Set exercise:
From the listing that follows, output everything exactly except the pictures.

Collected data:
━━━

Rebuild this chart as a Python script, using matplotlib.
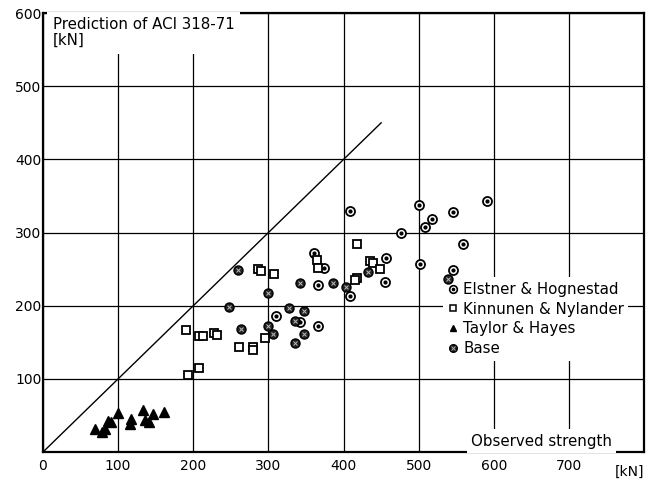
import matplotlib
matplotlib.use("Agg")
import matplotlib.pyplot as plt
from matplotlib.lines import Line2D
from matplotlib.legend_handler import HandlerTuple

# values (kN): observed strength, predicted strength
elstner_x = [360, 374, 366, 310, 342, 366, 409, 501, 517, 545, 508, 477, 559, 502, 545, 457, 455, 409, 591]
elstner_y = [272, 252, 228, 186, 178, 172, 329, 337, 319, 328, 308, 300, 284, 257, 249, 265, 233, 213, 343]

kinnunen_x = [190, 207, 213, 228, 232, 261, 280, 280, 295, 208, 193, 286, 290, 307, 365, 366, 418, 435, 439, 448, 418, 415]
kinnunen_y = [167, 158, 158, 163, 160, 144, 144, 139, 156, 115, 106, 250, 247, 244, 263, 251, 284, 261, 258, 250, 238, 235]

taylor_x = [69, 79, 82, 86, 91, 100, 117, 116, 133, 136, 141, 147, 161]
taylor_y = [32, 27, 31, 43, 41, 54, 45, 39, 57, 44, 41, 52, 55]

base_x = [260, 342, 386, 299, 248, 327, 347, 263, 299, 306, 347, 336, 336, 432, 403, 539]
base_y = [249, 231, 231, 217, 198, 197, 193, 168, 172, 161, 161, 149, 179, 246, 226, 236]

x_ticks = [0, 100, 200, 300, 400, 500, 600, 700]
y_ticks = [100, 200, 300, 400, 500, 600]
line_end = 450

fig = plt.figure(figsize=(6.58, 4.84), dpi=100)
ax = fig.add_axes([0.0653, 0.066, 0.9137, 0.907])
ax.set_xlim(0, 800)
ax.set_ylim(0, 600)

ax.set_xticks(x_ticks)
ax.set_yticks(y_ticks)
ax.tick_params(length=0, labelsize=10, colors="black")
ax.tick_params(axis="y", pad=1)
ax.tick_params(axis="x", pad=5)
ax.grid(True, color="black", linewidth=0.9)
ax.set_axisbelow(True)
for s in ax.spines.values():
    s.set_linewidth(1.6)

ax.plot([0, line_end], [0, line_end], color="black", lw=1.0, zorder=2)

# Elstner & Hognestad: open circle with a dot
ax.plot(elstner_x, elstner_y, "o", ms=6.5, mfc="white", mec="black", mew=1.3, ls="none", zorder=7)
ax.plot(elstner_x, elstner_y, "o", ms=2, mfc="black", mec="black", ls="none", zorder=8)
# Kinnunen & Nylander: open squares
ax.plot(kinnunen_x, kinnunen_y, "s", ms=5.5, mfc="white", mec="black", mew=1.3, ls="none", zorder=7)
# Taylor & Hayes: filled triangles
ax.plot(taylor_x, taylor_y, "^", ms=6.5, color="black", ls="none", zorder=7)
# Base: dark circle with cross
ax.plot(base_x, base_y, "o", ms=6.5, mfc="#222222", mec="black", mew=1.0, ls="none", zorder=7)
ax.plot(base_x, base_y, "x", ms=3.2, mec="#bbbbbb", mew=0.7, ls="none", zorder=8)

h_e = (Line2D([], [], marker="o", ms=5.5, mfc="white", mec="black", mew=1.2, ls="none"),
       Line2D([], [], marker="o", ms=1.6, mfc="black", mec="black", ls="none"))
h_k = Line2D([], [], marker="s", ms=4.5, mfc="white", mec="black", mew=1.1, ls="none")
h_t = Line2D([], [], marker="^", ms=5, color="black", ls="none")
h_b = (Line2D([], [], marker="o", ms=5.5, mfc="#222222", mec="black", ls="none"),
       Line2D([], [], marker="x", ms=2.6, mec="#bbbbbb", mew=0.6, ls="none"))
leg = ax.legend([h_e, h_k, h_t, h_b],
                ["Elstner & Hognestad", "Kinnunen & Nylander", "Taylor & Hayes", "Base"],
                handler_map={tuple: HandlerTuple(ndivide=1, pad=0)},
                loc="upper left", bbox_to_anchor=(0.665, 0.398), borderaxespad=0,
                frameon=True, fancybox=False, framealpha=1, facecolor="white", edgecolor="none",
                handlelength=0.7, handletextpad=0.35, labelspacing=0.32, fontsize=10.8,
                borderpad=0.3)
leg.set_zorder(5)

ax.text(13, 594, "Prediction of ACI 318-71\n[kN]", fontsize=10.8, ha="left", va="top",
        linespacing=1.05, zorder=6,
        bbox=dict(facecolor="white", edgecolor="none", pad=4))
ax.text(757, 15, "Observed strength", fontsize=10.8, ha="right", va="center", zorder=6,
        bbox=dict(facecolor="white", edgecolor="none", pad=3))
ax.text(780, -0.03, "[kN]", fontsize=10, ha="center", va="top",
        transform=ax.get_xaxis_transform())

fig.savefig("out.png", dpi=100)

━━━

Exercise result:
Rebuild this chart as a Python script, using matplotlib.
import matplotlib
matplotlib.use("Agg")
import matplotlib.pyplot as plt
from matplotlib.lines import Line2D
from matplotlib.legend_handler import HandlerTuple

# values (kN): observed strength, predicted strength
elstner_x = [360, 374, 366, 310, 342, 366, 409, 501, 517, 545, 508, 477, 559, 502, 545, 457, 455, 409, 591]
elstner_y = [272, 252, 228, 186, 178, 172, 329, 337, 319, 328, 308, 300, 284, 257, 249, 265, 233, 213, 343]

kinnunen_x = [190, 207, 213, 228, 232, 261, 280, 280, 295, 208, 193, 286, 290, 307, 365, 366, 418, 435, 439, 448, 418, 415]
kinnunen_y = [167, 158, 158, 163, 160, 144, 144, 139, 156, 115, 106, 250, 247, 244, 263, 251, 284, 261, 258, 250, 238, 235]

taylor_x = [69, 79, 82, 86, 91, 100, 117, 116, 133, 136, 141, 147, 161]
taylor_y = [32, 27, 31, 43, 41, 54, 45, 39, 57, 44, 41, 52, 55]

base_x = [260, 342, 386, 299, 248, 327, 347, 263, 299, 306, 347, 336, 336, 432, 403, 539]
base_y = [249, 231, 231, 217, 198, 197, 193, 168, 172, 161, 161, 149, 179, 246, 226, 236]

x_ticks = [0, 100, 200, 300, 400, 500, 600, 700]
y_ticks = [100, 200, 300, 400, 500, 600]
line_end = 450

fig = plt.figure(figsize=(6.58, 4.84), dpi=100)
ax = fig.add_axes([0.0653, 0.066, 0.9137, 0.907])
ax.set_xlim(0, 800)
ax.set_ylim(0, 600)

ax.set_xticks(x_ticks)
ax.set_yticks(y_ticks)
ax.tick_params(length=0, labelsize=10, colors="black")
ax.tick_params(axis="y", pad=1)
ax.tick_params(axis="x", pad=5)
ax.grid(True, color="black", linewidth=0.9)
ax.set_axisbelow(True)
for s in ax.spines.values():
    s.set_linewidth(1.6)

ax.plot([0, line_end], [0, line_end], color="black", lw=1.0, zorder=2)

# Elstner & Hognestad: open circle with a dot
ax.plot(elstner_x, elstner_y, "o", ms=6.5, mfc="white", mec="black", mew=1.3, ls="none", zorder=7)
ax.plot(elstner_x, elstner_y, "o", ms=2, mfc="black", mec="black", ls="none", zorder=8)
# Kinnunen & Nylander: open squares
ax.plot(kinnunen_x, kinnunen_y, "s", ms=5.5, mfc="white", mec="black", mew=1.3, ls="none", zorder=7)
# Taylor & Hayes: filled triangles
ax.plot(taylor_x, taylor_y, "^", ms=6.5, color="black", ls="none", zorder=7)
# Base: dark circle with cross
ax.plot(base_x, base_y, "o", ms=6.5, mfc="#222222", mec="black", mew=1.0, ls="none", zorder=7)
ax.plot(base_x, base_y, "x", ms=3.2, mec="#bbbbbb", mew=0.7, ls="none", zorder=8)

h_e = (Line2D([], [], marker="o", ms=5.5, mfc="white", mec="black", mew=1.2, ls="none"),
       Line2D([], [], marker="o", ms=1.6, mfc="black", mec="black", ls="none"))
h_k = Line2D([], [], marker="s", ms=4.5, mfc="white", mec="black", mew=1.1, ls="none")
h_t = Line2D([], [], marker="^", ms=5, color="black", ls="none")
h_b = (Line2D([], [], marker="o", ms=5.5, mfc="#222222", mec="black", ls="none"),
       Line2D([], [], marker="x", ms=2.6, mec="#bbbbbb", mew=0.6, ls="none"))
leg = ax.legend([h_e, h_k, h_t, h_b],
                ["Elstner & Hognestad", "Kinnunen & Nylander", "Taylor & Hayes", "Base"],
                handler_map={tuple: HandlerTuple(ndivide=1, pad=0)},
                loc="upper left", bbox_to_anchor=(0.665, 0.398), borderaxespad=0,
                frameon=True, fancybox=False, framealpha=1, facecolor="white", edgecolor="none",
                handlelength=0.7, handletextpad=0.35, labelspacing=0.32, fontsize=10.8,
                borderpad=0.3)
leg.set_zorder(5)

ax.text(13, 594, "Prediction of ACI 318-71\n[kN]", fontsize=10.8, ha="left", va="top",
        linespacing=1.05, zorder=6,
        bbox=dict(facecolor="white", edgecolor="none", pad=4))
ax.text(757, 15, "Observed strength", fontsize=10.8, ha="right", va="center", zorder=6,
        bbox=dict(facecolor="white", edgecolor="none", pad=3))
ax.text(780, -0.03, "[kN]", fontsize=10, ha="center", va="top",
        transform=ax.get_xaxis_transform())

fig.savefig("out.png", dpi=100)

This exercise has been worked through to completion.